With another new year underway and all new housestaff now assigned to their firms, we reflect on how the firm system came to be just 40 years ago. A product of Dr. Victor McKusick’s tenure as the director of medicine, the firms arose out of his desire to continue Hopkins’ reputation for collegiality and continuity of care.
With the number of housestaff steadily rising, Dr. McKusick proposed dividing the medical service into four teams, and named them Barker, Janeway, Longcope and Thayer after the four directors of the Department of Medicine between William Osler and McKusick’s immediate predecessor, Dr. A. McGehee Harvey.
Since their debut in 1975, each firm has had a dedicated assistant chief of service who serves as physician of record for one year. ACSs remain the central leaders of the clinical and educational missions of the training program and uphold our department’s philosophy of aequanimitas, or imperturbability. The four ACSs together attend on over 40 percent of all Department of Medicine patients, comprising more than 5,500 discharges in 2014-2015.

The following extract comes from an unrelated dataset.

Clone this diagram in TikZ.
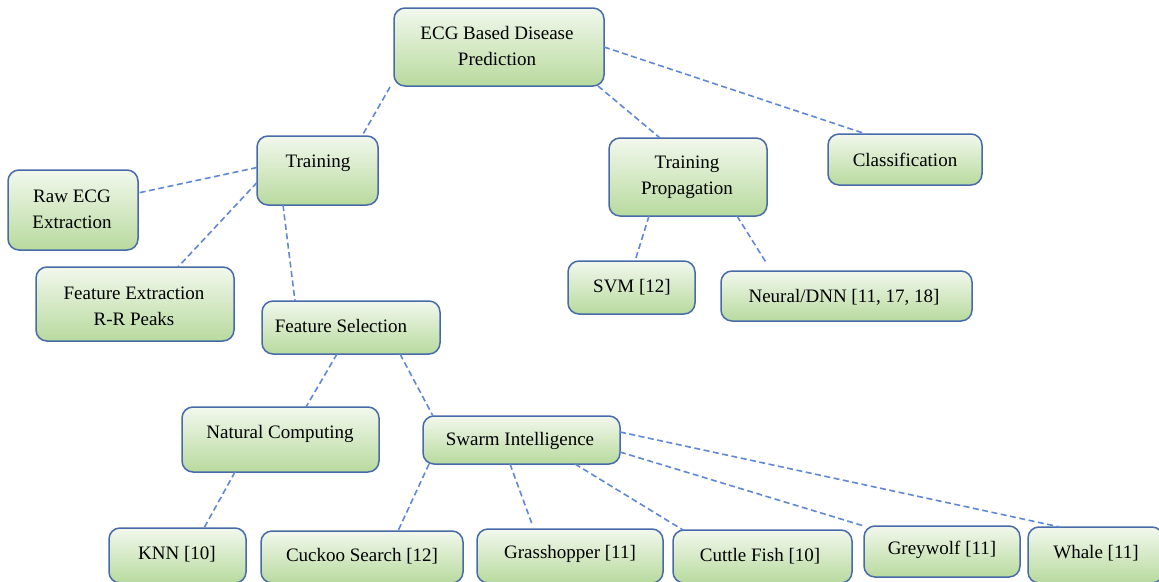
\documentclass[tikz,border=0pt]{standalone}
\usepackage{fontspec}
\setmainfont{Liberation Serif}
\usetikzlibrary{fit,calc}
\definecolor{bxborder}{RGB}{72,106,168}
\definecolor{bxtop}{RGB}{242,248,237}
\definecolor{bxbot}{RGB}{184,218,158}
\definecolor{conn}{RGB}{96,136,212}
\tikzset{
  bx/.style={draw=bxborder, line width=1.5pt, rounded corners=11pt, inner sep=0pt, outer sep=0pt,
    top color=bxtop, bottom color=bxbot},
  lbl/.style={font=\fontsize{19}{26}\selectfont, align=center, inner sep=0pt, text=black},
  cn/.style={draw=conn, line width=1.6pt, dash pattern=on 6pt off 3.5pt}
}
\newcommand\mkbox[5]{\node[bx, fit={(#2,#3)(#4,#5)}] (#1) {};}
\begin{document}
\begin{tikzpicture}[x=1pt,y=-1pt]
\useasboundingbox[fill=white] (0,0) rectangle (1159,581);
\begin{scope}
\clip (0,0) rectangle (1159,581);
% boxes
\mkbox{root}{394}{8}{604}{86}
\mkbox{train}{257}{136}{378}{205}
\mkbox{raw}{8}{170}{138}{250}
\mkbox{fext}{36}{267}{234}{341}
\mkbox{fsel}{262}{301}{440}{354}
\mkbox{tprop}{609}{138}{767}{216}
\mkbox{clas}{828}{134}{982}{185}
\mkbox{svm}{568}{261}{695}{314}
\mkbox{dnn}{721}{271}{972}{321}
\mkbox{nat}{182}{407}{379}{472}
\mkbox{swarm}{423}{416}{620}{464}
\mkbox{knn}{109}{528}{246}{583}
\mkbox{cuckoo}{261}{531}{463}{583}
\mkbox{grass}{477}{529}{663}{583}
\mkbox{cuttle}{673}{530}{852}{583}
\mkbox{grey}{864}{526}{1020}{577}
\mkbox{whale}{1028}{527}{1163}{583}
% labels
\node[lbl] (rootT) at (497,46) {ECG Based Disease\\Prediction};
\node[lbl] (trainT) at (318,163) {Training};
\node[lbl] (rawT) at (72,209) {Raw ECG\\Extraction};
\node[lbl] (fextT) at (134,306) {Feature Extraction\\R-R Peaks};
\node[lbl] (fselT) at (341,326) {Feature Selection};
\node[lbl] (tpropT) at (687,177) {Training\\Propagation};
\node[lbl] (clasT) at (905,160) {Classification};
\node[lbl] (svmT) at (632,287) {SVM [12]};
\node[lbl] (dnnT) at (844,297) {Neural/DNN [11, 17, 18]};
\node[lbl] (natT) at (280,434) {Natural Computing};
\node[lbl] (swarmT) at (520,441) {Swarm Intelligence};
\node[lbl] (knnT) at (177,554) {KNN [10]};
\node[lbl] (cuckooT) at (362,556) {Cuckoo Search [12]};
\node[lbl] (grassT) at (570,554) {Grasshopper [11]};
\node[lbl] (cuttleT) at (760,556) {Cuttle Fish [10]};
\node[lbl] (greyT) at (942,550) {Greywolf [11]};
\node[lbl] (whaleT) at (1096,553) {Whale [11]};
% connectors
\draw[cn] ([xshift=-4pt,yshift=-1pt]root.south west) -- ([xshift=105pt]train.north west);
\draw[cn] ([xshift=-6pt]root.south east) -- ([xshift=51pt]tprop.north west);
\draw[cn] (root.east) -- ([xshift=38pt]clas.north west);
\draw[cn] ([yshift=3pt]train.west) -- ([yshift=17pt]raw.east);
\draw[cn] ([yshift=-12pt]train.west) -- ([xshift=142pt]fext.north west);
\draw[cn] ([xshift=26pt]train.south west) -- ([xshift=33pt]fsel.north west);
\draw[cn] ([xshift=40pt]tprop.south west) -- ([xshift=67pt]svm.north west);
\draw[cn] ([xshift=128pt]tprop.south west) -- ([xshift=46pt,yshift=7pt]dnn.north west);
\draw[cn] ([xshift=75pt]fsel.south west) -- ([xshift=124pt]nat.north west);
\draw[cn] ([xshift=138pt]fsel.south west) -- ([xshift=10pt]swarm.north west);
\draw[cn] ([xshift=53pt]nat.south west) -- ([xshift=95pt]knn.north west);
\draw[cn] ([xshift=6pt]swarm.south west) -- ([xshift=137pt]cuckoo.north west);
\draw[cn] ([xshift=87pt]swarm.south west) -- ([xshift=55pt,yshift=5pt]grass.north west);
\draw[cn] ([xshift=152pt]swarm.south west) -- ([xshift=10pt]cuttle.north west);
\draw[cn] ([yshift=-12pt]swarm.east) -- (grey.north west);
\draw[cn] ([yshift=8pt]swarm.east) -- ([xshift=32pt]whale.north west);
\end{scope}
\end{tikzpicture}
\end{document}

While there was initially some resistance to the firm system, it has grown to be even more beneficial than Dr. McKusick might have hoped. Each firm has not only gained a strong identity, but fostered long-term bonds among faculty and fellow residents. It is because of this structure the Osler Program is able to deliver such individualized mentorship to each of its residents. Please join us in welcoming our new housestaff and ACSs as they continue the success of the country’s first medical residency program.